* BEGIN *
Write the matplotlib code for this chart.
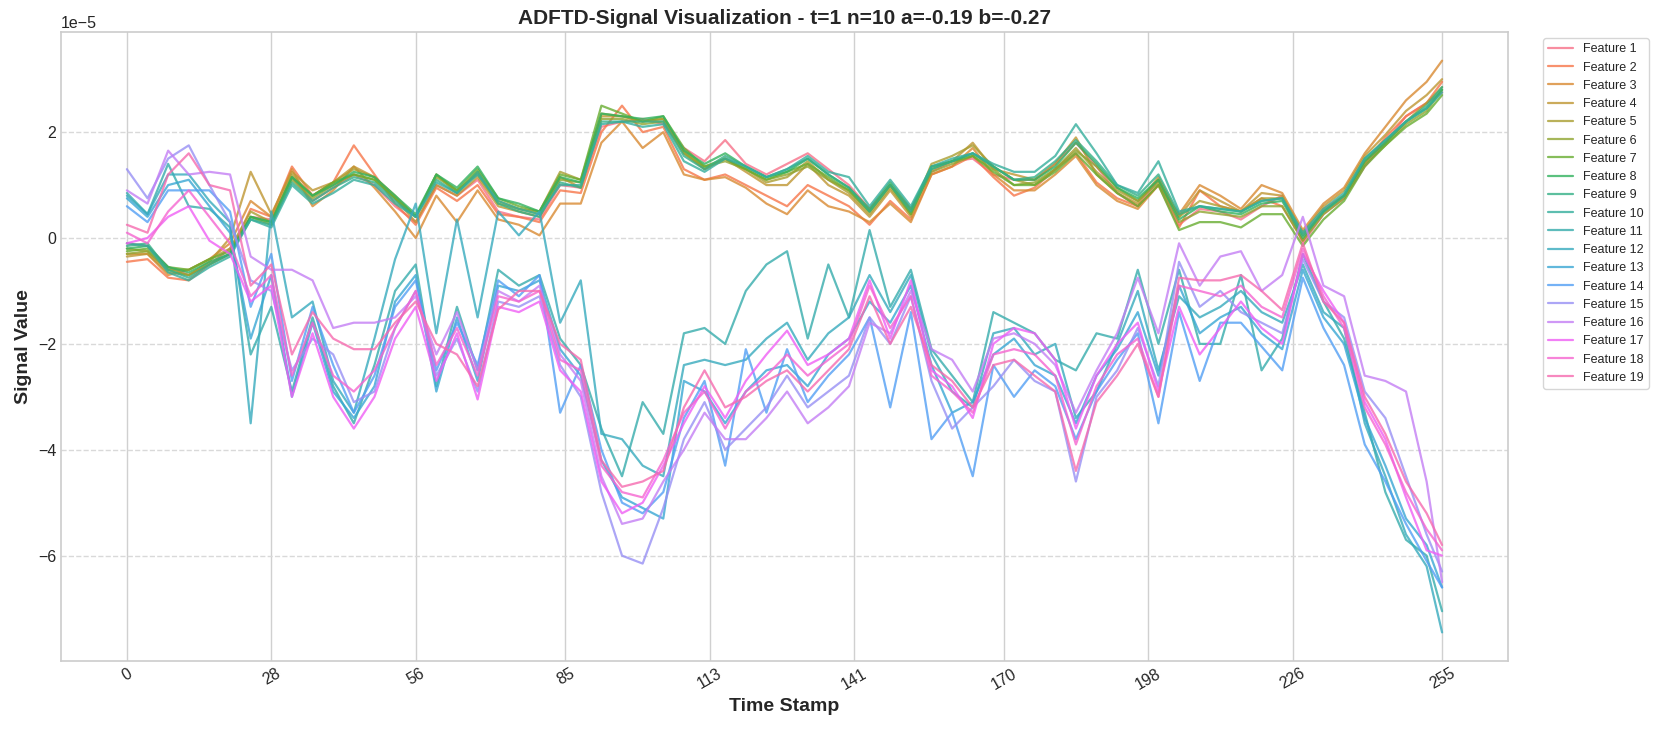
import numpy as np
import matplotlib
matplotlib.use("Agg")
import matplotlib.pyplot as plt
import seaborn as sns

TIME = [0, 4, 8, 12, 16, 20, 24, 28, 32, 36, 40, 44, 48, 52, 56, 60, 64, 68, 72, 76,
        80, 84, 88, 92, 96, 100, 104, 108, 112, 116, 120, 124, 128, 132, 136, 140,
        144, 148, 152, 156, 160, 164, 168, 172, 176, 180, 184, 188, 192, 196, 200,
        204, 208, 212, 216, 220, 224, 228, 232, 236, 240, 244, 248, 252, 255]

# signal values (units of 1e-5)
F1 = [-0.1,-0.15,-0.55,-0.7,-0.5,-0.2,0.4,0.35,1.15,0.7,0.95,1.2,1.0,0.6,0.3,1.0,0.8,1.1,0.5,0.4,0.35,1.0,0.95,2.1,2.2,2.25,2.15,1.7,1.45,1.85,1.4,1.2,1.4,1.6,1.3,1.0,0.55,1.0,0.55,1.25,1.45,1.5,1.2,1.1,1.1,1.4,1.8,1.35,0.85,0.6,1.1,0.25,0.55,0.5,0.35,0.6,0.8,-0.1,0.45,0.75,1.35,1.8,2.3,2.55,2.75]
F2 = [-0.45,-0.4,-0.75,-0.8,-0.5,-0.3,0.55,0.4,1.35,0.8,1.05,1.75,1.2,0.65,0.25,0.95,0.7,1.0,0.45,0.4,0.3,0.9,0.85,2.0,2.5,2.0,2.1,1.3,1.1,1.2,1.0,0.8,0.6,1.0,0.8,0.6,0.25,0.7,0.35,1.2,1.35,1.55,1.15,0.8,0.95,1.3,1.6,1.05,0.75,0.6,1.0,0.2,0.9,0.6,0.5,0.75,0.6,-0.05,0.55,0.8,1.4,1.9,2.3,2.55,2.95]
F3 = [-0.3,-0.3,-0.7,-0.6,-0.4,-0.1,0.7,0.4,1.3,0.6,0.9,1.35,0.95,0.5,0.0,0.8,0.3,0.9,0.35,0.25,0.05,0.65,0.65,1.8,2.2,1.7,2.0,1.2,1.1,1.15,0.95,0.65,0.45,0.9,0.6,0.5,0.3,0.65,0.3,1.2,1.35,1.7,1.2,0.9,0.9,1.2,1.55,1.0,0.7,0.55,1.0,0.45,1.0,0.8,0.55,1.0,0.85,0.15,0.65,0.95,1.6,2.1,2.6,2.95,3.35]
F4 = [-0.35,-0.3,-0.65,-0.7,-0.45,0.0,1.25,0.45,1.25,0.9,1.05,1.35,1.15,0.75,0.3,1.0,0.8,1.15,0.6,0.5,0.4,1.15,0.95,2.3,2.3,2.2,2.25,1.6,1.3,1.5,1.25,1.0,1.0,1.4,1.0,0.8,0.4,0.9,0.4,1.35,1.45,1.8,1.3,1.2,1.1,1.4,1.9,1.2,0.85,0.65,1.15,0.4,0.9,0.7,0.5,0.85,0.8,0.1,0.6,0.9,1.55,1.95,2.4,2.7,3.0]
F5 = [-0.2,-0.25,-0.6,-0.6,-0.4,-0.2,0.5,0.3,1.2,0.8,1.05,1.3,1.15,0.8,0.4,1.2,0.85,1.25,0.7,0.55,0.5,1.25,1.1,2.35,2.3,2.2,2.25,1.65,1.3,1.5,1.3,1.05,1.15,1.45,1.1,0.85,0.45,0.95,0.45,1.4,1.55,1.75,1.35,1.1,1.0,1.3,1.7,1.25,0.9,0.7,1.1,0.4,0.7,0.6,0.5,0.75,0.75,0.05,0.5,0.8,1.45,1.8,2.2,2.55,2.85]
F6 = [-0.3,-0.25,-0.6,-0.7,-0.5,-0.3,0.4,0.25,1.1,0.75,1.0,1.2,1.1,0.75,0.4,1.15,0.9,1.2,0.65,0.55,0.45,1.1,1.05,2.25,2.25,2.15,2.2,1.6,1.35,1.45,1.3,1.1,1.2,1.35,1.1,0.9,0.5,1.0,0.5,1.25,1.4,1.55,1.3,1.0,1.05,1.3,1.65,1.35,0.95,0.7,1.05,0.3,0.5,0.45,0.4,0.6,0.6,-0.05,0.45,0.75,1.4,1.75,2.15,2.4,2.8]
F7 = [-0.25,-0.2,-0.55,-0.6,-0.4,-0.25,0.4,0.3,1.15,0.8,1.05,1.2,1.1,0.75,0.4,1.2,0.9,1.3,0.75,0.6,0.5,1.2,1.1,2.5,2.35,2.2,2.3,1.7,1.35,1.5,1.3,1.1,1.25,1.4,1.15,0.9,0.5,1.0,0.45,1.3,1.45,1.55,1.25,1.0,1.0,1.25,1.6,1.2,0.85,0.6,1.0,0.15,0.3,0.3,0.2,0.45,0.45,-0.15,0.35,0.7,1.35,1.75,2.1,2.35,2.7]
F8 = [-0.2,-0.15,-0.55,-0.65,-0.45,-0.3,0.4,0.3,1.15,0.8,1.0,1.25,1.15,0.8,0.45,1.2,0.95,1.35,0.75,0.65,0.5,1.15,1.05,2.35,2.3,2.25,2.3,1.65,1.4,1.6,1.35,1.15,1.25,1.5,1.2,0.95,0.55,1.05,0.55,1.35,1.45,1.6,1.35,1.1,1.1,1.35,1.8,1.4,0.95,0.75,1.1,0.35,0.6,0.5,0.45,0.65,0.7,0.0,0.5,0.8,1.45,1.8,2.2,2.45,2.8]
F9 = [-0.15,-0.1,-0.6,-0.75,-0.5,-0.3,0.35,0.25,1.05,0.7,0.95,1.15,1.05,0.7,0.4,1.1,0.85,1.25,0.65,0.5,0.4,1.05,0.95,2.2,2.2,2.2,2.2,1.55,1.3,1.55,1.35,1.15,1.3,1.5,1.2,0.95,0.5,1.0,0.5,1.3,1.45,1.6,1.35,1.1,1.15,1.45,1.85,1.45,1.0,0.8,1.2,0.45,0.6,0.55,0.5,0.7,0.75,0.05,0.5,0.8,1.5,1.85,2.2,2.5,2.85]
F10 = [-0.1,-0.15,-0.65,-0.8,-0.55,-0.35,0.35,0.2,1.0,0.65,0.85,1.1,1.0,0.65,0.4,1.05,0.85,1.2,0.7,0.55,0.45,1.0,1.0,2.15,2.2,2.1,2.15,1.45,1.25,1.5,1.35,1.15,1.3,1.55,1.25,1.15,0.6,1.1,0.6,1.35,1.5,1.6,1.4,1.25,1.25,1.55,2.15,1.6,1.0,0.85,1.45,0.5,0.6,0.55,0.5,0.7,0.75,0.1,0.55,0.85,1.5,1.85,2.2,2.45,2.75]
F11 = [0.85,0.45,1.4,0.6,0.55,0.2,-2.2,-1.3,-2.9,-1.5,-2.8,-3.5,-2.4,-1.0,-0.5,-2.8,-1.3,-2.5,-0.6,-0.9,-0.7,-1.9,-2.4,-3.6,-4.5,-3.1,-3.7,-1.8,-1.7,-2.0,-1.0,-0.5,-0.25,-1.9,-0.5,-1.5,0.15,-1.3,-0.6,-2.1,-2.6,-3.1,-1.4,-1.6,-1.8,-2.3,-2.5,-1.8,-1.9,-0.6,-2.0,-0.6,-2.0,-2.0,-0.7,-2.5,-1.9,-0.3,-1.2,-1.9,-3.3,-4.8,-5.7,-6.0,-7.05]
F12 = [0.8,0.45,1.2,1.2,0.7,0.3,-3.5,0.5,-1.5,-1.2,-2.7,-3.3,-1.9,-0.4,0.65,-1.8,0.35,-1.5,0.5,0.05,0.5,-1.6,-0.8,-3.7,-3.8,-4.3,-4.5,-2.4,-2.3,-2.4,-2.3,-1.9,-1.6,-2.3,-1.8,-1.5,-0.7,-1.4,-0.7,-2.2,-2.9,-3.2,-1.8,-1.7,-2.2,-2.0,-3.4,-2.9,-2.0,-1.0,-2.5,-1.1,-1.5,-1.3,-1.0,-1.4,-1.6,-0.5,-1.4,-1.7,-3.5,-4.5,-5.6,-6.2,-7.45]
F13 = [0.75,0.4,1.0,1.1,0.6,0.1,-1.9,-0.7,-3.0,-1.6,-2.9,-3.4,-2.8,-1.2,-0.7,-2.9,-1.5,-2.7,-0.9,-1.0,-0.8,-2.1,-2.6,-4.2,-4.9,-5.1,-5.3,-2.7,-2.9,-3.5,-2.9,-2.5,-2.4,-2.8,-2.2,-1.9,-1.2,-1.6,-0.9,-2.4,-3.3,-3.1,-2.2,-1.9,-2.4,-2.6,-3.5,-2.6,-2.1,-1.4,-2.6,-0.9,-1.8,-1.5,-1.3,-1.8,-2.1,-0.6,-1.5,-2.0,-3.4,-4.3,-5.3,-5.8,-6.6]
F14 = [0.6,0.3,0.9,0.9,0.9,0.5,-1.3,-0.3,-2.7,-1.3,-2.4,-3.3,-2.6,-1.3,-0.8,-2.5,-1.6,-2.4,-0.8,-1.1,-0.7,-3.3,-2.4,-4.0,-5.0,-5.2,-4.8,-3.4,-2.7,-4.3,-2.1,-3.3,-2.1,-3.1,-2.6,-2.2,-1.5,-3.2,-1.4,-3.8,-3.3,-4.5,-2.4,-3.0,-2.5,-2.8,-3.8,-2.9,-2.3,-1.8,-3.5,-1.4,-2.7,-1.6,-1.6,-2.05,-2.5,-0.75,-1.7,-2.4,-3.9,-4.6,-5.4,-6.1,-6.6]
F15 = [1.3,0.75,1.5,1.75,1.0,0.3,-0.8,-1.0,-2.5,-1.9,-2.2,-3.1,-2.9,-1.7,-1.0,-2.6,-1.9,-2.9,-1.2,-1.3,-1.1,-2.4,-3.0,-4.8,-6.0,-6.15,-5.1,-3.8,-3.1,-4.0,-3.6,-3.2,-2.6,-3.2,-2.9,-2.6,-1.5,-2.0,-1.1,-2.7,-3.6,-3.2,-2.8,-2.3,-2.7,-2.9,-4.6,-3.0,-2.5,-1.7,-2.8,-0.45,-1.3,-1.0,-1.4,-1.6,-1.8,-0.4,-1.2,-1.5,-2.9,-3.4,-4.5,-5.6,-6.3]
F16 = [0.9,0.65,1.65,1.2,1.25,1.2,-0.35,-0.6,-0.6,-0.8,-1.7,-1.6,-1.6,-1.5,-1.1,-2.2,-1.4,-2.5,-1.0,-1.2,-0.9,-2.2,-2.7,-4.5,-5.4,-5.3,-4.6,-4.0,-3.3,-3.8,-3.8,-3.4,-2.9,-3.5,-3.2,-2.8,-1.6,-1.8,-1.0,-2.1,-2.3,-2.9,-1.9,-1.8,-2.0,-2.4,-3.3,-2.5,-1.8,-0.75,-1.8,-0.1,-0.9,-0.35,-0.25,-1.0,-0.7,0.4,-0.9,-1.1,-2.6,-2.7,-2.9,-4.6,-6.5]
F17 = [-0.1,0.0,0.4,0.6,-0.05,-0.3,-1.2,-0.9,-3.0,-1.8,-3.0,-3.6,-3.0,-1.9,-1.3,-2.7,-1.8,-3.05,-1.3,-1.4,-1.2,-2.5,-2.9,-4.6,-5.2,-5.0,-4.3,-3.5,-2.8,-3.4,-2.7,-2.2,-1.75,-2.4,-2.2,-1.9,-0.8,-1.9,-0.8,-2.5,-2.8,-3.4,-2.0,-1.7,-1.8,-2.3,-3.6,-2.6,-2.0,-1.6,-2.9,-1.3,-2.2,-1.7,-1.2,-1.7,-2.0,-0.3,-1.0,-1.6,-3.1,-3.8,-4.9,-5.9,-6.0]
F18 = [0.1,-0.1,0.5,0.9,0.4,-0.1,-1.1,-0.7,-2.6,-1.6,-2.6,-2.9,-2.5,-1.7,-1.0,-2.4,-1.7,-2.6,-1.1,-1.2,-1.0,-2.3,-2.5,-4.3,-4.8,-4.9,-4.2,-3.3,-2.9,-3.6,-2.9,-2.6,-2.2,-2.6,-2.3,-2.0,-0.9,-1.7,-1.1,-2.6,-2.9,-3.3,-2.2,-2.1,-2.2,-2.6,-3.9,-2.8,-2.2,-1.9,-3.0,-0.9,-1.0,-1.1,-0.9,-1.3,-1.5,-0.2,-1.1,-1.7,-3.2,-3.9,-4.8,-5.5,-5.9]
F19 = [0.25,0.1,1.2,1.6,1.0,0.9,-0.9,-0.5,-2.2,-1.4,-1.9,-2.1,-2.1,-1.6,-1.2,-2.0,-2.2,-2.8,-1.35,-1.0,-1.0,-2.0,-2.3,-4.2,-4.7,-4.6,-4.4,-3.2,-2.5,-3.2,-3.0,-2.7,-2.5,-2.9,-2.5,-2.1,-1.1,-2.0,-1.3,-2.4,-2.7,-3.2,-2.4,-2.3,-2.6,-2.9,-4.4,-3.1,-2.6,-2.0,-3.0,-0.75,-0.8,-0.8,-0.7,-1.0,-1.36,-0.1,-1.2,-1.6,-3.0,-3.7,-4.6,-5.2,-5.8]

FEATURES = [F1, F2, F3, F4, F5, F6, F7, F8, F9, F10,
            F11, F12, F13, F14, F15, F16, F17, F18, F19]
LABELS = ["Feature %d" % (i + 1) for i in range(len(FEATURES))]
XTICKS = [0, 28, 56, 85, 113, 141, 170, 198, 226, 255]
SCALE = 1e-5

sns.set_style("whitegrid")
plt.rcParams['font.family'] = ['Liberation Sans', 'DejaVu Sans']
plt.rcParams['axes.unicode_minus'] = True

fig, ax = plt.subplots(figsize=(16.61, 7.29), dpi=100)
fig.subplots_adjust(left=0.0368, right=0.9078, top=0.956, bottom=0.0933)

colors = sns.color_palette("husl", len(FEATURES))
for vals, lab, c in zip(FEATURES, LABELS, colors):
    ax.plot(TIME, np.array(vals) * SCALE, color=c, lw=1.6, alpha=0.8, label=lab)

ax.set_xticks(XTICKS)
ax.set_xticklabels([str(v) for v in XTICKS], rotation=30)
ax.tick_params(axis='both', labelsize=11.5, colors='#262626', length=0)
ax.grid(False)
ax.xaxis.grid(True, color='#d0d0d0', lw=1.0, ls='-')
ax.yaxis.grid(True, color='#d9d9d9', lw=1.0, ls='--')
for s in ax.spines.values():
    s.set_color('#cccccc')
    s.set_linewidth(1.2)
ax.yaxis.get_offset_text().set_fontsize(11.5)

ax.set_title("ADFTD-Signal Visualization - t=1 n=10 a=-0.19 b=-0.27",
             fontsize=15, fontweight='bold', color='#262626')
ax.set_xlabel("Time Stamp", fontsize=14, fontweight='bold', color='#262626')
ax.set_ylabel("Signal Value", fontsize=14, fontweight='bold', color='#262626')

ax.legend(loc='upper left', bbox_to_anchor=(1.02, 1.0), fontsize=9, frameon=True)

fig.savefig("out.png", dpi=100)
* END *
# [Problem description]
State how many lines of the listing above hold the word "matplotlib", with nothing but the number.

# [Task output]
4